Including REITS in Portfolio

I think the diamond story is more of a marketing story. I think that the efficient stock market theory has morphed into a signal/noise story, where true value is the signal and speculation is the noise. I sort of buy that theory, but when the signal is overwhelmed by noise, that seems like as good as a timing cue as you're going to get. I'm just trying to wait for the noise to die down.
 
Re: Market Efficiency

As part of the course work for a master's degree in economics, I took some graduate courses in finance.  One of these was "portfolio management."  (I got an A in it.)

Just about everyone in academia believes that markets are "efficient," at least in the sense that there is no reliable way of "beating the market" except -- possibly -- by a little bit.  An apparent paradox is that the thing that makes markets so efficient is the efforts of millions of "active" investors to "beat" them (i.e., "beat" each other)!

My father was a stock broker and would probably be happier if I were a drug addict than an advocate of efficient markets.  The difference in outlook between financial academics and financial products salesmen is illustrated by this story that I first heard from the professor of the above mentioned portfolio management class.

A stock broker and a finance professor were walking down the street together when the broker spotted a piece of green paper laying on the sidewalk ahead of them.  "That looks like a 20 dollar bill" said the broker.  "It can't be," said the professor. "If it were, somebody would have already picked it up."  :-/

My own belief is that all assets within an asset class are, for practical purposes, always "fairly valued" with respect to each other.

Asset classes do experience temporary periods of distorted valuation relative to each other, but over the long term tend to "revert to the mean" performance that is fundamental for that asset class.  John Bogle wrote an excellent paper -- understandable by intelligent non-academics -- on the way that various sub-classes of stocks tend to do this over time.
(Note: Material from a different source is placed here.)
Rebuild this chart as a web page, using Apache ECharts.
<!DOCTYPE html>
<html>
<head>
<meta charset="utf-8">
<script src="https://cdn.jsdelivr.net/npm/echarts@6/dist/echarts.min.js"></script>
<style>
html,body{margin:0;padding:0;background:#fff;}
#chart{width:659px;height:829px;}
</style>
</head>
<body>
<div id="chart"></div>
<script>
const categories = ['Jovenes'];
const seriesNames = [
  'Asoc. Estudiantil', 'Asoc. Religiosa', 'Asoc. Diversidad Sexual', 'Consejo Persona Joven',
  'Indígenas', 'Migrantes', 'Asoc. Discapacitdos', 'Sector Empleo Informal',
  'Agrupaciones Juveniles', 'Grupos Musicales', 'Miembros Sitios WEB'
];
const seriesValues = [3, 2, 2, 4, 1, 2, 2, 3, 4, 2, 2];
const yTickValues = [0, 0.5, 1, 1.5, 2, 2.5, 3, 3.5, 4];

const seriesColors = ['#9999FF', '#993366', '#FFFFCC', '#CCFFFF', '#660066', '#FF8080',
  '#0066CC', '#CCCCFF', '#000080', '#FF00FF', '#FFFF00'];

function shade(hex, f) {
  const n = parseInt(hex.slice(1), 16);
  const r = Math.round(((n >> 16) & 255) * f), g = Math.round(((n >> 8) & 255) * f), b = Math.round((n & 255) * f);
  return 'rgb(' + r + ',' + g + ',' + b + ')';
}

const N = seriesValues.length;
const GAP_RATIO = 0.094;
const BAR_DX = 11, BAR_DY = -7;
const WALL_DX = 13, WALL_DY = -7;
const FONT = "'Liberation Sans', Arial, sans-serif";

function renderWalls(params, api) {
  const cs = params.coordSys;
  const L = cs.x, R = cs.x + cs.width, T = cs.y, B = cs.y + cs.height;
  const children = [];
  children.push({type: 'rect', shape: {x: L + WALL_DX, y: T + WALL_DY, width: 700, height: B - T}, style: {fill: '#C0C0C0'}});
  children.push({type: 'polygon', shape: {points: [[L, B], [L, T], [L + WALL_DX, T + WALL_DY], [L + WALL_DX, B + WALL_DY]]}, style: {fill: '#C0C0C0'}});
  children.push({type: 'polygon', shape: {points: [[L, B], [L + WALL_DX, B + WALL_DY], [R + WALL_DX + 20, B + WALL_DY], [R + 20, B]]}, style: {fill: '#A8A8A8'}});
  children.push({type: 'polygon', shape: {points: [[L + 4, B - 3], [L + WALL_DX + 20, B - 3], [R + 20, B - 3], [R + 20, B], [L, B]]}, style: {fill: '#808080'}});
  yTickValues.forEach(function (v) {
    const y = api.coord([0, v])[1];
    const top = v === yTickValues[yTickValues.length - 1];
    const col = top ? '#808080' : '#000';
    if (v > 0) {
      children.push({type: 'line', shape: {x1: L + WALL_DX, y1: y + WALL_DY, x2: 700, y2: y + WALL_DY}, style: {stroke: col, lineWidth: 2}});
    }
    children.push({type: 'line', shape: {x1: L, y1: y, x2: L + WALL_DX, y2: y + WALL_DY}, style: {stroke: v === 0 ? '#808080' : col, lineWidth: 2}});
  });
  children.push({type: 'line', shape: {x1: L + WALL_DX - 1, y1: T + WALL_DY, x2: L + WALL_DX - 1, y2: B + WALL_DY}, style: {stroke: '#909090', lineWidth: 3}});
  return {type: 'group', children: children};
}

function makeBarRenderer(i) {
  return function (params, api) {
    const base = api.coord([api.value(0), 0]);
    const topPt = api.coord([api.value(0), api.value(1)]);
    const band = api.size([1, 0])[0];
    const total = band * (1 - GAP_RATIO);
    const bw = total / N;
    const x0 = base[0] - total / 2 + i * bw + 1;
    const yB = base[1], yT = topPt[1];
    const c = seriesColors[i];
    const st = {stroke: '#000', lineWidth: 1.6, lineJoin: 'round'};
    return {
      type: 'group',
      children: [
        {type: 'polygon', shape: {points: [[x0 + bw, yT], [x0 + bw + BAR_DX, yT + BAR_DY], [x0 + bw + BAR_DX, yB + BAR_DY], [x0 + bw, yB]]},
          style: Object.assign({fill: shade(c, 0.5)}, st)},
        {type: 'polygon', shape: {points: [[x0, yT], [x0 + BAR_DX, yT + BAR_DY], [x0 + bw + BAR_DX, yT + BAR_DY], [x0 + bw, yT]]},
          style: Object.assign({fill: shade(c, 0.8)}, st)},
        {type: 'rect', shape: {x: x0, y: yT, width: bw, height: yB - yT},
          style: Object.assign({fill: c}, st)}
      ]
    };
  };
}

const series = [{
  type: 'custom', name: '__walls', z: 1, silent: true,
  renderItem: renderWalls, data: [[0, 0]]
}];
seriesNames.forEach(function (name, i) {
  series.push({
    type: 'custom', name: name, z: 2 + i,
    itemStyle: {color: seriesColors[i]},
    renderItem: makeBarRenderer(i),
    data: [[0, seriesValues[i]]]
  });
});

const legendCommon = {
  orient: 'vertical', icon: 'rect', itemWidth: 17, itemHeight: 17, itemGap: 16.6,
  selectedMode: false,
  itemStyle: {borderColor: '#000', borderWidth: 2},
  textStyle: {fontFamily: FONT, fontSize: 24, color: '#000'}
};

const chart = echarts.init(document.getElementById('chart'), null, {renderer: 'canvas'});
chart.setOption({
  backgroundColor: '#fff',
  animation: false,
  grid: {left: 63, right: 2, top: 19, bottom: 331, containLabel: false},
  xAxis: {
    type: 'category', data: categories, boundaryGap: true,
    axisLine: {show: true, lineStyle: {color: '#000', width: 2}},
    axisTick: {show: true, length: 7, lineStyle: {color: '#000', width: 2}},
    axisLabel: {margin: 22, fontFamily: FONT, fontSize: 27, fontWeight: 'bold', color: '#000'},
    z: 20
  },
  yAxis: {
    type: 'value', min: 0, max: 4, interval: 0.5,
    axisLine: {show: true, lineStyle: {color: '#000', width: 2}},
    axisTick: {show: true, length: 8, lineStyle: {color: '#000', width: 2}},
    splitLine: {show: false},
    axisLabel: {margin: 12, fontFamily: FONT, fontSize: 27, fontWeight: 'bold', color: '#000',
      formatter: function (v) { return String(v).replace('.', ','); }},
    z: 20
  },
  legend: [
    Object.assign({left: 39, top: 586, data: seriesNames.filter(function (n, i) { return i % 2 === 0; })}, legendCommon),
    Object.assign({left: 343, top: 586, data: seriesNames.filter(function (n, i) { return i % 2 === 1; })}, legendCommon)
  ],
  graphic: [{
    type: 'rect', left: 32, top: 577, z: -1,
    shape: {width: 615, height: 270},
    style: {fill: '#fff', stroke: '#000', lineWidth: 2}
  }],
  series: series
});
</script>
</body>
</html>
There are ways of identifying this distortion in relative valuation between asset classes, and I used to think that it was possible to profit from them, but my personal experience proved otherwise.  Based on "simple" financial logic rather than sophisticated mathematical theory, I concluded that by reallocating assets, it is possible to reduce the volatility of a portfolio's value, but not to enhance its long-term return.  So for people who are accumulating wealth, portfolio rebalancing may be psychologically comforting but won't really affect their long-term wealth.  On the other hand, for people who are drawing down their assets, as in retirement, portfolio rebalancing will substantially reduce their chances of prematurely depleting their wealth.
 
I agree with Ted - in that REITs - provided you keep your asset allocation up can help prevent portfolio depletion in the withdrawal phase. But I can't find where I filed the efficient frontier curve/research article to give details - the gist was 10-20% damped SD but overall portfolio return stayed roughly the same as stock/bond curve.

I'm at 13% Vg. REIT index in my overall IRA portfolio - mainly due to recent several yrs. - at close 20% it will be necessary to reallocate - also below 10% but I don't want to think about that.